WRITTEN REQUEST:
From the listing that follows, output everything exactly except the pictures.

==================================================

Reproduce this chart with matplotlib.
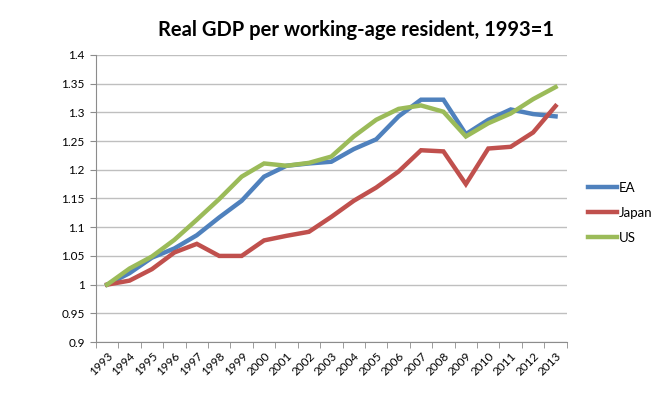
import matplotlib.pyplot as plt
import numpy as np

years = [str(y) for y in range(1993, 2014)]
ea = [1.000, 1.020, 1.047, 1.063, 1.086, 1.117, 1.146, 1.188, 1.207, 1.211, 1.214,
      1.236, 1.253, 1.293, 1.322, 1.322, 1.262, 1.287, 1.305, 1.297, 1.293]
japan = [1.000, 1.007, 1.027, 1.056, 1.071, 1.050, 1.050, 1.077, 1.085, 1.092, 1.118,
         1.146, 1.169, 1.197, 1.234, 1.232, 1.175, 1.237, 1.240, 1.265, 1.311]
us = [1.000, 1.028, 1.049, 1.078, 1.113, 1.149, 1.188, 1.211, 1.207, 1.212, 1.223,
      1.258, 1.287, 1.306, 1.312, 1.301, 1.258, 1.281, 1.298, 1.323, 1.344]

series = [("EA", ea, "#4F81BD"), ("Japan", japan, "#C0504D"), ("US", us, "#9BBB59")]

plt.rcParams["font.family"] = ["Lato", "DejaVu Sans"]

fig = plt.figure(figsize=(6.66, 3.95), dpi=100)
ax = fig.add_axes([0.144, 0.134, 0.707, 0.727])

x = np.arange(len(years))
for name, vals, color in series:
    ax.plot(x, vals, color=color, lw=3.2, label=name, solid_joinstyle="miter")

ax.set_xlim(-0.5, len(years) - 0.5)
ax.set_ylim(0.9, 1.4)
yt = np.arange(0.9, 1.401, 0.05)
ax.set_yticks(yt)
ax.set_yticklabels([f"{v:g}" for v in np.round(yt, 2)], fontsize=8.5)
ax.yaxis.grid(True, color="#BFBFBF", lw=1)
ax.set_axisbelow(True)

ax.set_xticks(x)
ax.set_xticklabels(years, rotation=45, ha="right", rotation_mode="anchor", fontsize=8.5)
ax.set_xticks(np.arange(-0.5, len(years)), minor=True)
ax.tick_params(axis="x", which="major", length=0, pad=6)
ax.tick_params(axis="x", which="minor", length=4, color="#8C8C8C")
ax.tick_params(axis="y", length=4, color="#8C8C8C", pad=4)

for s in ["top", "right"]:
    ax.spines[s].set_visible(False)
for s in ["left", "bottom"]:
    ax.spines[s].set_color("#8C8C8C")

fig.text(0.535, 0.925, "Real GDP per working-age resident, 1993=1",
         ha="center", va="center", fontsize=14.5, fontweight="bold")

ax.legend(loc="center left", bbox_to_anchor=(1.02, 0.45), frameon=False,
          fontsize=9.5, handlelength=2.2, handletextpad=0.1, labelspacing=1.0)

fig.savefig("out.png", dpi=100)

==================================================

REPLY TO THE TASK:
Reproduce this chart with matplotlib.
import matplotlib.pyplot as plt
import numpy as np

years = [str(y) for y in range(1993, 2014)]
ea = [1.000, 1.020, 1.047, 1.063, 1.086, 1.117, 1.146, 1.188, 1.207, 1.211, 1.214,
      1.236, 1.253, 1.293, 1.322, 1.322, 1.262, 1.287, 1.305, 1.297, 1.293]
japan = [1.000, 1.007, 1.027, 1.056, 1.071, 1.050, 1.050, 1.077, 1.085, 1.092, 1.118,
         1.146, 1.169, 1.197, 1.234, 1.232, 1.175, 1.237, 1.240, 1.265, 1.311]
us = [1.000, 1.028, 1.049, 1.078, 1.113, 1.149, 1.188, 1.211, 1.207, 1.212, 1.223,
      1.258, 1.287, 1.306, 1.312, 1.301, 1.258, 1.281, 1.298, 1.323, 1.344]

series = [("EA", ea, "#4F81BD"), ("Japan", japan, "#C0504D"), ("US", us, "#9BBB59")]

plt.rcParams["font.family"] = ["Lato", "DejaVu Sans"]

fig = plt.figure(figsize=(6.66, 3.95), dpi=100)
ax = fig.add_axes([0.144, 0.134, 0.707, 0.727])

x = np.arange(len(years))
for name, vals, color in series:
    ax.plot(x, vals, color=color, lw=3.2, label=name, solid_joinstyle="miter")

ax.set_xlim(-0.5, len(years) - 0.5)
ax.set_ylim(0.9, 1.4)
yt = np.arange(0.9, 1.401, 0.05)
ax.set_yticks(yt)
ax.set_yticklabels([f"{v:g}" for v in np.round(yt, 2)], fontsize=8.5)
ax.yaxis.grid(True, color="#BFBFBF", lw=1)
ax.set_axisbelow(True)

ax.set_xticks(x)
ax.set_xticklabels(years, rotation=45, ha="right", rotation_mode="anchor", fontsize=8.5)
ax.set_xticks(np.arange(-0.5, len(years)), minor=True)
ax.tick_params(axis="x", which="major", length=0, pad=6)
ax.tick_params(axis="x", which="minor", length=4, color="#8C8C8C")
ax.tick_params(axis="y", length=4, color="#8C8C8C", pad=4)

for s in ["top", "right"]:
    ax.spines[s].set_visible(False)
for s in ["left", "bottom"]:
    ax.spines[s].set_color("#8C8C8C")

fig.text(0.535, 0.925, "Real GDP per working-age resident, 1993=1",
         ha="center", va="center", fontsize=14.5, fontweight="bold")

ax.legend(loc="center left", bbox_to_anchor=(1.02, 0.45), frameon=False,
          fontsize=9.5, handlelength=2.2, handletextpad=0.1, labelspacing=1.0)

fig.savefig("out.png", dpi=100)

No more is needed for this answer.